* What the task asks:
Find the line that contains "Rebuild this diagram". Copy it and every line after it to the end of the material below, exactly, with no pictures.

[Records with drawing code]
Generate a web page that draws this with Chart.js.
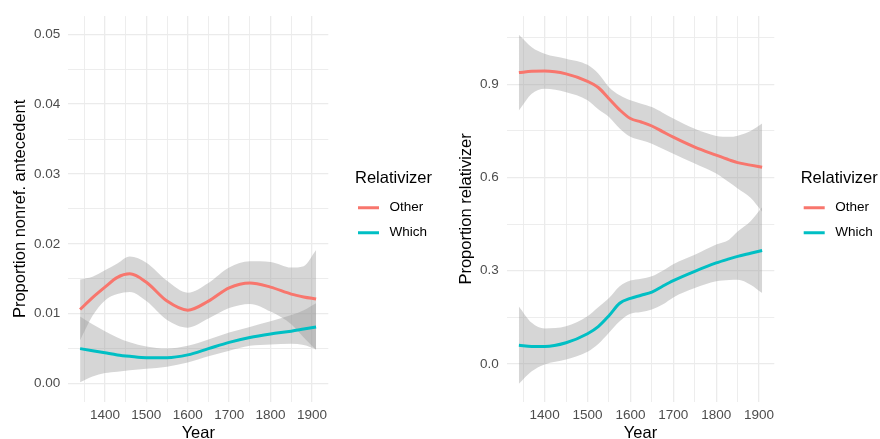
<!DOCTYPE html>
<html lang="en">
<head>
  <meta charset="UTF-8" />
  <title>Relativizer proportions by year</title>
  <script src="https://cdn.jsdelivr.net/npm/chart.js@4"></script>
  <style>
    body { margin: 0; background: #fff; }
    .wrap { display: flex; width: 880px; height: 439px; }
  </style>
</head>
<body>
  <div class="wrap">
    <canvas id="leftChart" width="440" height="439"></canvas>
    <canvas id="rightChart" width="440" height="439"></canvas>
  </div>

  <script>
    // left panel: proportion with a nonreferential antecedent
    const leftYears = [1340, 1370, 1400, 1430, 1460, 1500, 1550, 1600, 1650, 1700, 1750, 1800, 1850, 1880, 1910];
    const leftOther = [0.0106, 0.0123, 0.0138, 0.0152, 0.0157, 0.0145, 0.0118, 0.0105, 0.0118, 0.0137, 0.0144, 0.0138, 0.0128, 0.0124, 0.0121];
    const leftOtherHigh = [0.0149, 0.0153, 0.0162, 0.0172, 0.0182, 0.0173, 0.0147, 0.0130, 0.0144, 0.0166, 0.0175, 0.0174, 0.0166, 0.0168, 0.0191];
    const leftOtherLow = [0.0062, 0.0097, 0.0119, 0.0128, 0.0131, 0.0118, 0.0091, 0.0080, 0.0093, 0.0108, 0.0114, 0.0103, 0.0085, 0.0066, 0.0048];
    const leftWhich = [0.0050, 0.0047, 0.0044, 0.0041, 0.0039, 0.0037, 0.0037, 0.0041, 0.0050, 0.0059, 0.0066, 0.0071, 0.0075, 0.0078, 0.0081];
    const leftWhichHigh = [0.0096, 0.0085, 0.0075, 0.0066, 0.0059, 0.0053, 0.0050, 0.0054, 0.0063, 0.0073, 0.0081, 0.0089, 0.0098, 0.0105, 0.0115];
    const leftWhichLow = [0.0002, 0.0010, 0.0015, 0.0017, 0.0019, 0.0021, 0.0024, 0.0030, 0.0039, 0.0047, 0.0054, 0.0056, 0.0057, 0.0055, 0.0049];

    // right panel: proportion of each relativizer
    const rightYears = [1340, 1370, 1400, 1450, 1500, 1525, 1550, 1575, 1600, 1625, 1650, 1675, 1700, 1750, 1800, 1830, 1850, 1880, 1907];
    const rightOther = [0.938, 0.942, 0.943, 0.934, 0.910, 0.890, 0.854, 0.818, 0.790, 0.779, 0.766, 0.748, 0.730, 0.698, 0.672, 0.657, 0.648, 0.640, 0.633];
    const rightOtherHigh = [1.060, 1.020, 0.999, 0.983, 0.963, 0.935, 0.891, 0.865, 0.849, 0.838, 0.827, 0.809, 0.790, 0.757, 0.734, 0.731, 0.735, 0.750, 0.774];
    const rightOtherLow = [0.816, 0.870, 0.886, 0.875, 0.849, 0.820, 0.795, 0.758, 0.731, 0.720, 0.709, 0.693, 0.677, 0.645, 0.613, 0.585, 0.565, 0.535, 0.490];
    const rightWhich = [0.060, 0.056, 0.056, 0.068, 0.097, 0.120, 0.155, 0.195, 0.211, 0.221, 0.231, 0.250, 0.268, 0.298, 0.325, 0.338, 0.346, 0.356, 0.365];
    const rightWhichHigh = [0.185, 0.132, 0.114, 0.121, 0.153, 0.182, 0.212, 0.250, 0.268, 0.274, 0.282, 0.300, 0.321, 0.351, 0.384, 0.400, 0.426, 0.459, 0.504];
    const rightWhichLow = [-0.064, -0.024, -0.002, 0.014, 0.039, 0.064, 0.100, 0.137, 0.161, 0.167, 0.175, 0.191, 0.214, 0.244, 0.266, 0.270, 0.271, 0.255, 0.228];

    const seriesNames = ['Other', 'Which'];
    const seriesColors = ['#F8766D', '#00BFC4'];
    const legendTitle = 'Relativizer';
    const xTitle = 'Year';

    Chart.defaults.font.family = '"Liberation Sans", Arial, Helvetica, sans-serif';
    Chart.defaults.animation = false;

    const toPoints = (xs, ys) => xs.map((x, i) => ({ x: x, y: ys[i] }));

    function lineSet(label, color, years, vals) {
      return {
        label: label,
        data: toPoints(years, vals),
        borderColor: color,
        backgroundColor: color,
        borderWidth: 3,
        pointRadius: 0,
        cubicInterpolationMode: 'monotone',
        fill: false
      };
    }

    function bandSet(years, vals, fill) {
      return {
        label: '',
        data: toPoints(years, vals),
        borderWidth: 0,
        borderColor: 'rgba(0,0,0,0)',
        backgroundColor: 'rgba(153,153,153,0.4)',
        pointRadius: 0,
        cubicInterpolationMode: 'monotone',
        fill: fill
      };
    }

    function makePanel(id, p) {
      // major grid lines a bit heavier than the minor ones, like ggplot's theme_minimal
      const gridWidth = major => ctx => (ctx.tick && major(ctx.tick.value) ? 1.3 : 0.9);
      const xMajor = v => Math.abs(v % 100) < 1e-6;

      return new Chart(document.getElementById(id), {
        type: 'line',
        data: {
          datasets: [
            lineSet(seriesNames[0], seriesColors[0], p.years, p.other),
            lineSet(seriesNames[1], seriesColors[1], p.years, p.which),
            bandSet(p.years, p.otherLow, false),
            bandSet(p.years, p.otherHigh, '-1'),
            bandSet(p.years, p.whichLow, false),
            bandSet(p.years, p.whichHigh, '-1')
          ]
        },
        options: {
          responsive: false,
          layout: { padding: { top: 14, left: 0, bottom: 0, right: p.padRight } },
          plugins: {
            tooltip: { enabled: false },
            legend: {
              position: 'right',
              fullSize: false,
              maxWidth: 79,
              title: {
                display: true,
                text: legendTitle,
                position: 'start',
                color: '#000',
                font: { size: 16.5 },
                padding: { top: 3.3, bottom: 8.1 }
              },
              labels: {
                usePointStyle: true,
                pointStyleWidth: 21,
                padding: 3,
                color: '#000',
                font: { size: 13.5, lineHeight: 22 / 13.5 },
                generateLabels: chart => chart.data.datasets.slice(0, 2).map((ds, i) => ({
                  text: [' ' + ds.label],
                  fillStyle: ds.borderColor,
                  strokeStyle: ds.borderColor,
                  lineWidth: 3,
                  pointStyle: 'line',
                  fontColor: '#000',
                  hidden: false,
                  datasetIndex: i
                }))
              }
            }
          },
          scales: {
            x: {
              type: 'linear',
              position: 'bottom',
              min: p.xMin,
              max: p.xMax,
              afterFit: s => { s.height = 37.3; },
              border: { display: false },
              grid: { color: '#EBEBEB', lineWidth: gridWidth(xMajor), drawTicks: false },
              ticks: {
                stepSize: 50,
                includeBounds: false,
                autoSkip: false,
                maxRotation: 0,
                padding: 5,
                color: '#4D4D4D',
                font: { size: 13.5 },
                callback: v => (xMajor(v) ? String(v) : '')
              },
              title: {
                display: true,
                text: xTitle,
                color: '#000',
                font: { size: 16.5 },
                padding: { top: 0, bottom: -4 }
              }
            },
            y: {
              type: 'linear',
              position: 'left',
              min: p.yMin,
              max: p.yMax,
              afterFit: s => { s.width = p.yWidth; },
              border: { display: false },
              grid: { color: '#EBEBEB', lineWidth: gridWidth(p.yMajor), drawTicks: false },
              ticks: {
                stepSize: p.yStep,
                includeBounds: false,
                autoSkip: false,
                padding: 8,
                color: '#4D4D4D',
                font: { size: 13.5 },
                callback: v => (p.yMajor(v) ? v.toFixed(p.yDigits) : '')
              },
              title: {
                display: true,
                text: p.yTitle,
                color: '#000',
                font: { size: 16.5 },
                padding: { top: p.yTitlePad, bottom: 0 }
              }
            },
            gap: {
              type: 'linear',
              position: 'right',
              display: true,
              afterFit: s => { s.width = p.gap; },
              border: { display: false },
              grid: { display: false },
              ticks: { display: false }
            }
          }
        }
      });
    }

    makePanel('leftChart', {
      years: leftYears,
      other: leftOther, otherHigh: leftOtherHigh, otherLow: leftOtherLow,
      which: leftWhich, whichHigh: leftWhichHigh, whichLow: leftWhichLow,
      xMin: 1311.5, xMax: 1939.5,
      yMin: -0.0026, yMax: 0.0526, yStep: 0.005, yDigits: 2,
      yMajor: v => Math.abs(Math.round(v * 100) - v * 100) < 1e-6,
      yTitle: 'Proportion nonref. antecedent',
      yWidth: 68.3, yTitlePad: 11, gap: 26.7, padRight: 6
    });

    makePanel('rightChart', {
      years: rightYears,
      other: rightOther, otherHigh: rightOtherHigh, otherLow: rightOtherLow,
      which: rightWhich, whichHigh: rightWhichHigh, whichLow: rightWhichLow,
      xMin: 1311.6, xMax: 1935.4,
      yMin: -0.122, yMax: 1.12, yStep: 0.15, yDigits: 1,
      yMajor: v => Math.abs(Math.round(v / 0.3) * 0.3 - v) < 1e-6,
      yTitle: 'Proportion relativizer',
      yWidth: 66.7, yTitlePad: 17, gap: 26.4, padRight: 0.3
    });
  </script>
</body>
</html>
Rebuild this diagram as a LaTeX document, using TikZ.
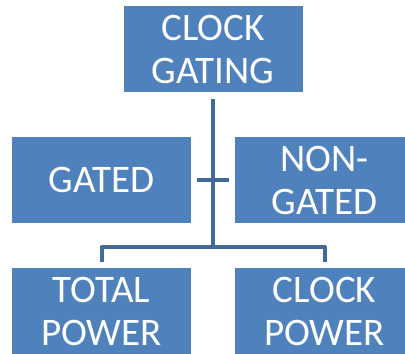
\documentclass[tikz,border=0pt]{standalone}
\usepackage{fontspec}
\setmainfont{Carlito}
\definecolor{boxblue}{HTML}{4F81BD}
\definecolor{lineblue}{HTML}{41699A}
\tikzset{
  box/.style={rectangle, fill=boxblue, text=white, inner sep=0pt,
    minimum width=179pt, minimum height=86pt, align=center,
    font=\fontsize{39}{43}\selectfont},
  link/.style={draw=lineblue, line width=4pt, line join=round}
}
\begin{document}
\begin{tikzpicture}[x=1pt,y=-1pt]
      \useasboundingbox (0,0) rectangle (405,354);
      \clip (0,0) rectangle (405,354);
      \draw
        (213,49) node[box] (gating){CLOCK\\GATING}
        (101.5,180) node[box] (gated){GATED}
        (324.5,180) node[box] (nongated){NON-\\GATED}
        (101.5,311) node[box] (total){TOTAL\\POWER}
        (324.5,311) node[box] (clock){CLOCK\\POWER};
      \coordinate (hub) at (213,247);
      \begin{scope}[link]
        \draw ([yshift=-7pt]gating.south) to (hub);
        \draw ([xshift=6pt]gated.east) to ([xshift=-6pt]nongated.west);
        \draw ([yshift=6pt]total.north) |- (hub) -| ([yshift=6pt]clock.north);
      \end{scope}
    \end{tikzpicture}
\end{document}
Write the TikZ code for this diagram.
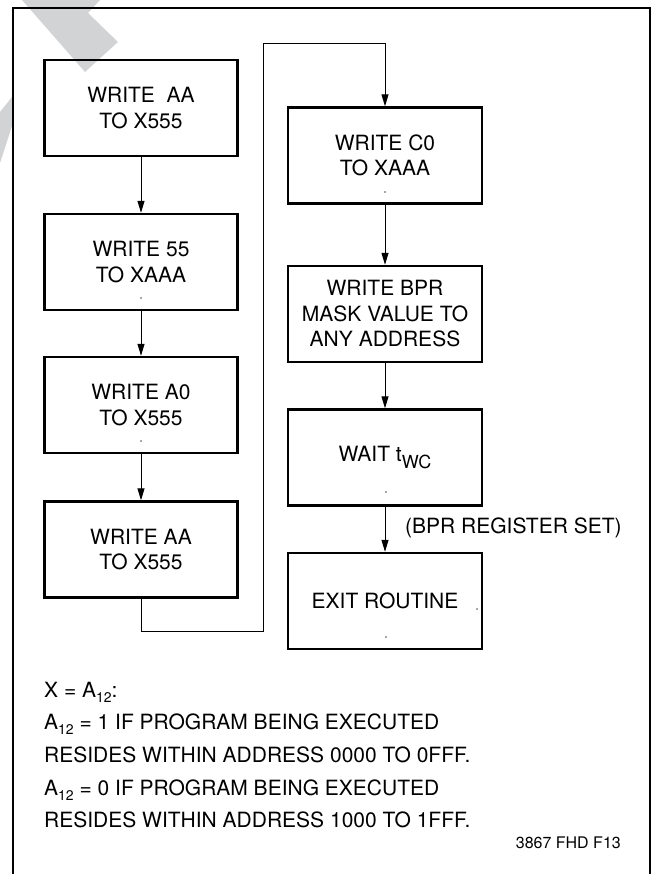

* Answer to this task:
Rebuild this diagram as a LaTeX document, using TikZ.
\documentclass[tikz,border=0pt]{standalone}
\usepackage{fontspec}
\setmainfont{Carlito}
\definecolor{boxblue}{HTML}{4F81BD}
\definecolor{lineblue}{HTML}{41699A}
\tikzset{
  box/.style={rectangle, fill=boxblue, text=white, inner sep=0pt,
    minimum width=179pt, minimum height=86pt, align=center,
    font=\fontsize{39}{43}\selectfont},
  link/.style={draw=lineblue, line width=4pt, line join=round}
}
\begin{document}
\begin{tikzpicture}[x=1pt,y=-1pt]
      \useasboundingbox (0,0) rectangle (405,354);
      \clip (0,0) rectangle (405,354);
      \draw
        (213,49) node[box] (gating){CLOCK\\GATING}
        (101.5,180) node[box] (gated){GATED}
        (324.5,180) node[box] (nongated){NON-\\GATED}
        (101.5,311) node[box] (total){TOTAL\\POWER}
        (324.5,311) node[box] (clock){CLOCK\\POWER};
      \coordinate (hub) at (213,247);
      \begin{scope}[link]
        \draw ([yshift=-7pt]gating.south) to (hub);
        \draw ([xshift=6pt]gated.east) to ([xshift=-6pt]nongated.west);
        \draw ([yshift=6pt]total.north) |- (hub) -| ([yshift=6pt]clock.north);
      \end{scope}
    \end{tikzpicture}
\end{document}
Write the TikZ code for this diagram.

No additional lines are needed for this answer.